RNAi drugs startup Arcturus Therapeutics this week announced that it has raised $5 million in a Series A round of financing, which comes just months after the company pulled in $1.5 million in seed money.
With the additional funding, Arcturus is now on track to unveil its lead product candidate early next year, with phase I testing beginning as early as 2015, company officials told Gene Silencing News.
Notably, the combination of the Series A funding and milestone payments from Tekmira Pharmaceuticals, which is using Arcturus' unlocked nucleobase analog technology in a hepatitis B drug candidate, is expected to give the nascent firm enough resources to move its first product to market without the need for additional financing or a bigger industry partner, Arcturus President and CEO Joseph Payne said.
Arcturus was founded early this year by Payne and CSO/COO Pad Chivukula, both of whom previously worked for Nitto Denko on that company's phase I siRNA-based fibrosis drug. By June, it had secured the seed money necessary to begin work in earnest to refine its proprietary lipid nanoparticle delivery technology (GSN 6/6/2013).
Looking for RNAi payload technology to go with its delivery vehicles, in August Arcturus announced that it had bought the intellectual property covering UNAs from struggling Marina Biotech (GSN 8/15/2013).
UNAs comprise acyclic ribonucleoside analogs in which the bond between C2' and C3' atoms is broken. The resultant change in sugar structure is designed to make the analogs flexible and reduce the binding affinity of, for example, siRNA strands. The result is a reduction in off-target effects and a boost in potency.
Since then, Arcturus has been conducting in vivo studies with the two technologies and generated data compelling enough to attract the additional investment, both from existing and new investors, in the form of the Series A.
According to Payne, a significant driver of the investor interest was the acquisition of the UNA IP, which not only provides Arcturus with a technology that falls outside of the scope of other companies' patent estates, offering it freedom to operate, but also a revenue stream in the form of Tekmira license payments.
As reported by Gene Silencing News, earlier this month Tekmira revealed that it had added an siRNA-based HBV therapy to its pipeline, and that it was on track to file an investigational new drug application on the agent in 2014 (GSN 10/10/2014).
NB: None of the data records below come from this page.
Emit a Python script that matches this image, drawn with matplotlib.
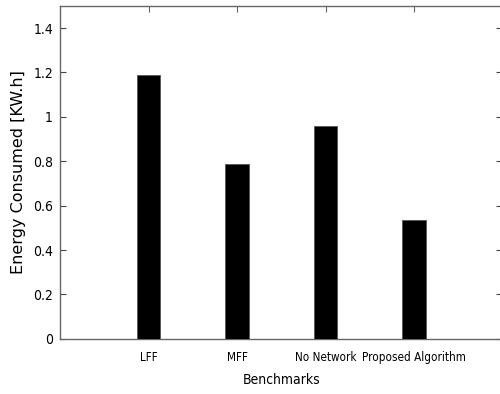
import matplotlib
matplotlib.use("Agg")
import matplotlib.pyplot as plt

# benchmark names and measured energy
benchmarks = ["LFF", "MFF", "No Network", "Proposed Algorithm"]
energy = [1.187, 0.787, 0.957, 0.536]
y_ticks = [0, 0.2, 0.4, 0.6, 0.8, 1, 1.2, 1.4]
y_tick_labels = ["0", "0.2", "0.4", "0.6", "0.8", "1", "1.2", "1.4"]

fig = plt.figure(figsize=(5.0, 3.94), dpi=100)
ax = fig.add_axes([0.12, 0.14, 0.885, 0.845])

pos = list(range(1, len(benchmarks) + 1))
ax.bar(pos, energy, width=0.26, color="black", edgecolor="#555555", linewidth=0.6, zorder=3)

ax.set_xlim(0, 5)
ax.set_ylim(0, 1.5)

ax.set_yticks(y_ticks)
ax.set_yticklabels(y_tick_labels, fontsize=10, fontstretch="condensed")
ax.set_xticks(pos)
ax.set_xticklabels(benchmarks, fontsize=8.4, fontstretch="condensed")

ax.tick_params(axis="y", direction="in", length=4, width=0.8, color="#444444",
               left=True, right=True, pad=5)
ax.tick_params(axis="x", direction="in", length=4, width=0.8, color="#666666",
               bottom=False, top=True, pad=9)

for side in ["left", "bottom", "top"]:
    ax.spines[side].set_color("#666666")
    ax.spines[side].set_linewidth(1.0)
ax.spines["right"].set_visible(False)

ax.set_xlabel("Benchmarks", fontsize=10, fontstretch="condensed", labelpad=6)
ax.set_ylabel("Energy Consumed [KW.h]", fontsize=11.5, labelpad=5)

fig.savefig("out.png", dpi=100)
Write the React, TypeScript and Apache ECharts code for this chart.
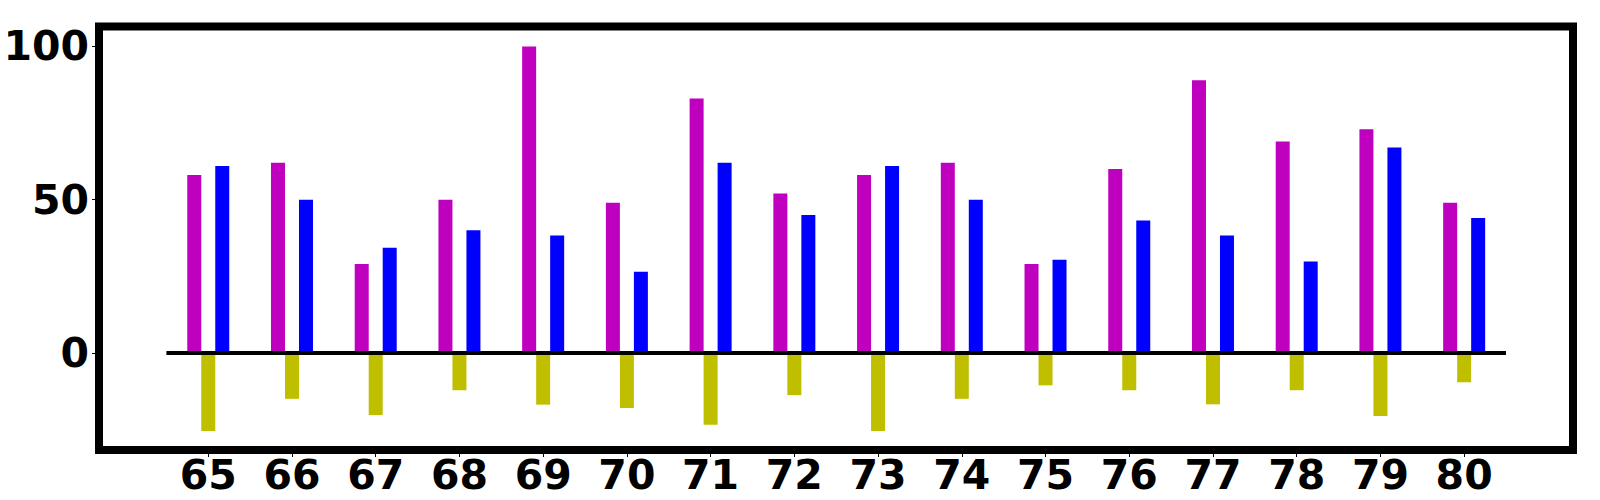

While Tekmira's management did not disclose that the drug candidate incorporated UNA technology — Tekmira picked up a non-exclusive license to UNAs from Marina in late 2012 (GSN 12/6/2012) — Payne confirmed this week that it does.
As a result, Arcturus is entitled to the milestone payments and royalties Tekmira agreed to provide Marina under their arrangement.
"It's very important for our investors and Arcturus that Tekmira [is] utilizing UNA technology" in its HBV drug, Payne said. "We're expecting substantial revenues [from that license] to begin in 2014 and grow into the millions from then on." Should Tekmira's drug actually reach the market, Arcturus stands to receive "mid-single-digit" royalties on product sales, he said.
"The fact that [we'll be getting] a check to support our efforts is fantastic at such an early age," Payne added.
Alongside a dedicated and "deep-pocketed" investor base, this revenue stream is expected to allow Arcturus to move forward with its drug-development plans without additional dilutive funding and without a partner if necessary, he noted.
Leading those plans is the company's flagship product candidate, which has yet to be publicized but which Payne said is a UNA-modified siRNA molecule designed to treat a rare liver disease with no existing treatment.
"We wanted to pursue an indication wherein we had a high likelihood to succeed," he said, citing the lower regulatory hurdles for orphan drugs. At the same time, the cost of developing and marketing a treatment for a rare disease is significantly less than with a "mainstream indication," meaning that a big pharma partner is not a requirement for commercialization.
In addition to the details of its lead candidate, Arcturus also plans to announced early next year a second in-house drug candidate and, potentially, a third program — potentially in a large indication — that would be conducted with a partner.
And while negotiations are ongoing with a variety of companies interested in partnerships, Arcturus is also working on licensing deals for both the UNA technology, as well as the firm's lipid nanoparticles, Payne said.
Specifics about the delivery technology have not yet been made public, but Payne said that in in vivo studies, the company has generated data showing an ED50 at less than 50 micrograms per kilogram with UNA molecules.
"More important than that, at 1 mg/kg and 0.3 mg/kg we're getting almost complete knockdown of the [target] gene in vivo," he added. "We believe we have superior technology that is going to capture the attention of the community once we go public with it."
While Arcturus is currently focused primarily on delivery to the liver, Payne said that the company has developed a formulation process that enables the modification of particle size so that they distribute easily to different tissues such as the kidney.
Preclinical rodent data also indicates that the lipid nanoparticles are safe, with no toxicity even with multiple doses, Chivukula said.
Given the nanoparticles' biodegradability, "we see [them] readily clear, which was a huge challenge with early generations of lipid technology," he said.